Daarop is een repliek mogelijk. Verwoede reizigers zullen tegenwerpen dat reizen niet enkel een voorrecht maar ook een verplichting is, althans als wij daarmee niet de lagere geneugten van het leven op het oog hebben maar het verlangen om andere mensen te ontmoeten, mensen die op het eerste gezicht heel vreemd lijken maar die bij nadere kennismaking mensen blijken te zijn zoals wij. Die reizen zijn eigenlijk een hulde aan de menselijke diversiteit. Een poging om te beseffen hoe anders de Indiërs, de Mexicanen, de Chinezen zijn en hoe sterk ze niettemin gelijken op ons. Is dat geen nobele bedoeling? Helaas maakt de globalisatie het steeds moeilijker om elders op de wereld nog waarachtig vreemde mensen te ontdekken. In de zestiende eeuw werd in Spanje nog gedebatteerd over de vraag of de Zuid-Amerikaanse indianen echte mensen waren. Maar die tijd is lang voorbij.
Maar er is een andere repliek mogelijk. Voor wie dan toch op zoek wil gaan naar de fascinerende diversiteit van het mens-zijn is er een reis die minder verplaatsing eist in de ruimte en meer in de tijd. Een reis naar ons verleden, naar onze verre voorouders. Daarvoor heb je geen vliegtuigen nodig maar historische, archeologische en paleontologische sporen. Wat onze voorouders nalieten is moeilijk, soms heel moeilijk te ontcijferen, maar wat een openbaring als die heel verre, vreemde mensen bij nader inzien onze nauwe verwanten blijken te zijn. Is de Bijbel een boek dat stamt uit een duister verleden? Niet als je daarin het verhaal leest over de zonde van koning David. Is de Ilias een verhaal dat uit de tijd klinkt? Niet als je daarin leest over het afscheid van de echtelieden Hector en Andromache. Zijn de Bijbel en de Ilias achterhaald omdat zij tot ons komen uit het bronzen tijdvak?

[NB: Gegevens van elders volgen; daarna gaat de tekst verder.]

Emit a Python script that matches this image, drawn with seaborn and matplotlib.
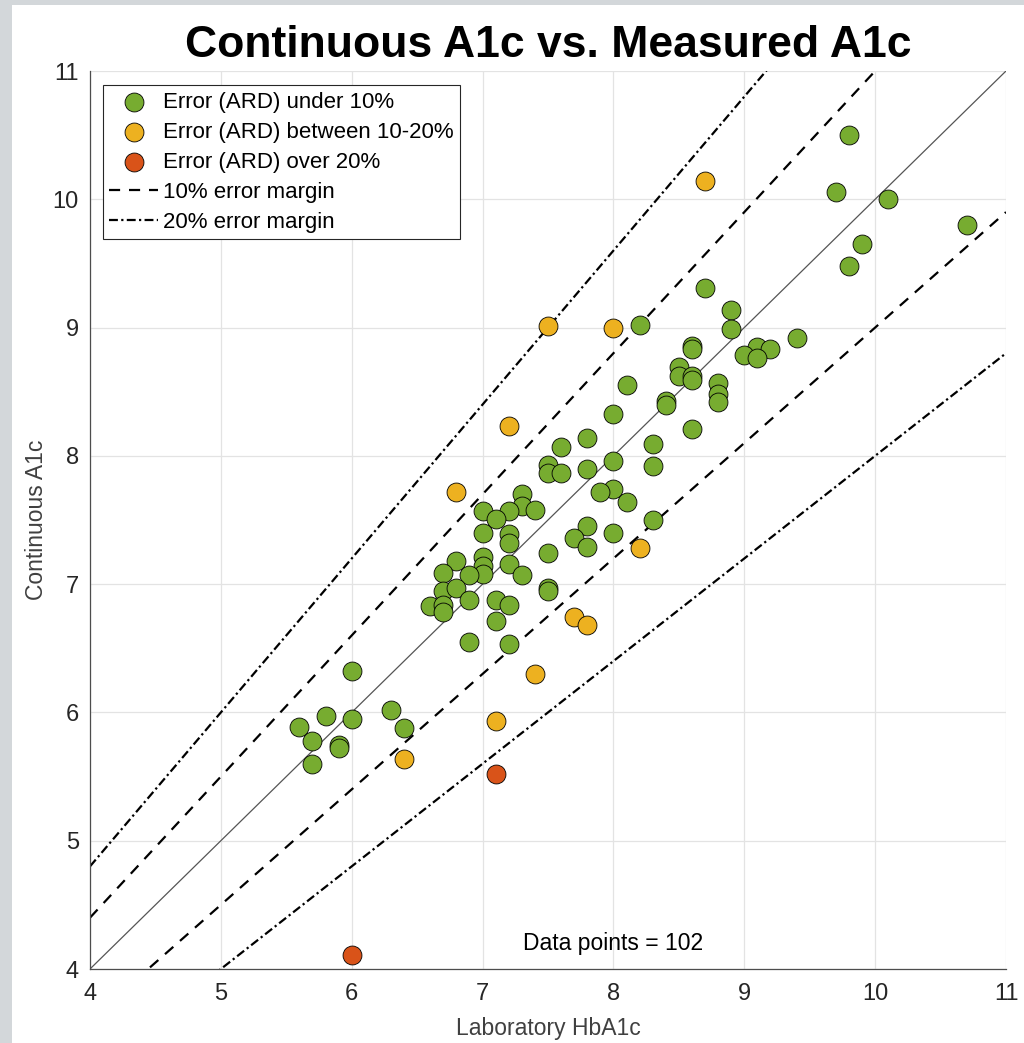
import numpy as np
import pandas as pd
import seaborn as sns
import matplotlib.pyplot as plt
from matplotlib.patches import Rectangle

# values
green_lab = [9.8, 9.7, 10.1, 10.7, 9.9, 9.8, 8.7, 8.9, 8.9, 9.4, 9.1, 9.2, 9.0, 9.1,
             8.6, 8.6, 8.5, 8.5, 8.6, 8.6, 8.8, 8.8, 8.8, 8.4, 8.4, 8.6, 8.3, 8.2,
             8.1, 8.0, 7.8, 7.6, 8.3, 8.0, 7.8, 7.5, 7.5, 7.6, 8.0, 7.9, 8.1, 7.3,
             7.3, 7.2, 7.4, 8.3, 7.8, 8.0, 7.7, 7.8, 7.5, 7.2, 7.2, 7.0, 7.1, 7.0,
             6.8, 7.0, 7.0, 7.0, 6.9, 7.2, 7.3, 6.7, 6.7, 6.8, 7.5, 7.5, 6.9, 7.1,
             7.2, 6.6, 6.7, 6.7, 7.1, 6.9, 7.2, 6.0, 6.3, 5.8, 5.6, 6.0, 6.4, 5.7,
             5.9, 5.9, 5.7]
green_cont = [10.50, 10.06, 10.00, 9.80, 9.65, 9.48, 9.31, 9.14, 8.99, 8.92, 8.85, 8.83,
              8.79, 8.76, 8.86, 8.83, 8.69, 8.62, 8.62, 8.59, 8.57, 8.48, 8.42, 8.43,
              8.40, 8.21, 8.09, 9.02, 8.55, 8.33, 8.14, 8.07, 7.92, 7.96, 7.90, 7.93,
              7.87, 7.87, 7.74, 7.72, 7.64, 7.70, 7.61, 7.57, 7.58, 7.50, 7.45, 7.40,
              7.36, 7.29, 7.24, 7.39, 7.32, 7.57, 7.51, 7.40, 7.18, 7.21, 7.14, 7.08,
              7.07, 7.16, 7.07, 7.09, 6.95, 6.97, 6.97, 6.95, 6.88, 6.88, 6.84, 6.83,
              6.84, 6.78, 6.71, 6.55, 6.53, 6.32, 6.02, 5.97, 5.89, 5.95, 5.88, 5.78,
              5.75, 5.72, 5.60]
orange_lab = [8.7, 7.5, 8.0, 7.2, 6.8, 8.2, 7.7, 7.8, 7.4, 7.1, 6.4]
orange_cont = [10.14, 9.01, 9.00, 8.23, 7.72, 7.28, 6.74, 6.68, 6.30, 5.93, 5.64]
red_lab = [7.1, 6.0]
red_cont = [5.52, 4.11]

line_x = [4, 11]
margin10 = [1.1, 0.9]
margin20 = [1.2, 0.8]
n_points = 102

green = '#77AC30'
orange = '#EDB120'
red = '#D95319'

sns.set_style('whitegrid')
plt.rcParams['font.family'] = ['Liberation Sans', 'DejaVu Sans']

fig = plt.figure(figsize=(10.24, 10.43), dpi=100, facecolor='#d3d7da')
fig.patches.append(Rectangle((12 / 1024, 0), 1, 1 - 5 / 1043, transform=fig.transFigure,
                             facecolor='white', edgecolor='none', zorder=-1))
ax = fig.add_axes([90 / 1024, 1 - 969 / 1043, 916 / 1024, 898 / 1043])

# reference lines
lx = np.array(line_x, dtype=float)
sns.lineplot(x=lx, y=lx, color='#555555', linewidth=0.9, ax=ax, legend=False)
for i, f in enumerate(margin10):
    sns.lineplot(x=lx, y=f * lx, color='black', linewidth=1.6, linestyle=(0, (5, 4)),
                 ax=ax, label='10% error margin' if i == 0 else '_nolegend_')
for i, f in enumerate(margin20):
    sns.lineplot(x=lx, y=f * lx, color='black', linewidth=1.6, linestyle=(0, (4, 1.5, 1, 1.5)),
                 ax=ax, label='20% error margin' if i == 0 else '_nolegend_')

kw = dict(s=185, edgecolor='black', linewidth=0.6, ax=ax, zorder=3)
sns.scatterplot(x=green_lab, y=green_cont, color=green, label='Error (ARD) under 10%', **kw)
sns.scatterplot(x=orange_lab, y=orange_cont, color=orange, label='Error (ARD) between 10-20%', **kw)
sns.scatterplot(x=red_lab, y=red_cont, color=red, label='Error (ARD) over 20%', **kw)

ax.set_xlim(4, 11)
ax.set_ylim(4, 11)
ax.set_xticks(range(4, 12))
ax.set_yticks(range(4, 12))
ax.grid(True, color='#e3e3e3', linewidth=0.9)
for s in ['top', 'right']:
    ax.spines[s].set_visible(False)
for s in ['left', 'bottom']:
    ax.spines[s].set_color('#4d4d4d')
    ax.spines[s].set_linewidth(0.9)
ax.tick_params(direction='in', length=7.5, width=0.9, colors='#4d4d4d',
               labelcolor='#262626', labelsize=17)
ax.tick_params(axis='x', pad=10)
ax.tick_params(axis='y', pad=8)

ax.set_xlabel('Laboratory HbA1c', fontsize=16.5, color='#404040', labelpad=9)
ax.set_ylabel('Continuous A1c', fontsize=16.5, color='#404040', labelpad=3)
ax.set_title('Continuous A1c vs. Measured A1c', fontsize=32, fontweight='bold',
             color='black', pad=10)

ax.text(8.0, 4.2, f'Data points = {n_points}', fontsize=16.5, ha='center', va='center',
        color='black')

handles, labels = ax.get_legend_handles_labels()
order = [labels.index(l) for l in ['Error (ARD) under 10%', 'Error (ARD) between 10-20%',
                                   'Error (ARD) over 20%', '10% error margin', '20% error margin']]
leg = ax.legend([handles[i] for i in order], [labels[i] for i in order],
                loc='upper left', bbox_to_anchor=(0.014, 0.984), fontsize=16,
                frameon=True, fancybox=False, edgecolor='#262626', framealpha=1,
                handlelength=2.2, handletextpad=0.2, labelspacing=0.4, borderpad=0.3,
                borderaxespad=0)
leg.get_frame().set_linewidth(0.8)
for t in leg.get_texts():
    t.set_color('black')

fig.savefig('out.png', dpi=100, facecolor=fig.get_facecolor())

De menswording van onze vroege voorouders is een avontuur geweest met vele etappes
Sommigen zouden nog verder willen reizen naar een verleden waarvan de sporen nog schaarser zijn maar des te meer fascinerend, naar het verleden waarin het menselijke bewustzijn begon te ontwaken. Recent probeerden twee auteurs door te dringen tot de periode, honderdduizenden jaren geleden, waarin de “homo sapiens sapiens” eerst een moreel en later een religieus bewustzijn ontwikkelde.
Om dat mogelijk te maken was een hersenmassa nodig die groter was dan die van zijn voorgangers zoals de neanderthaler en de homo erectus. Die grotere herenmassa werd dan weer mogelijk gemaakt toen de mens zich een dieet kon veroorloven dat de energie kon opbrengen waaraan die grotere hersenen behoefte hadden. Om maar enkele wonderlijke ontwikkelingen te noemen. De menswording van onze vroege voorouders is een avontuur geweest met vele etappes, gespreid over vele eeuwen. Wie zich daarin inleeft, kan niet anders dan huiveren van ontzag en mededogen.
Het is het verleden dat ons uitnodigt tot de meest belovende van alle reizen. Een reis doorheen de schepping van de mens, een reis waarvan wij nooit thuis zullen komen.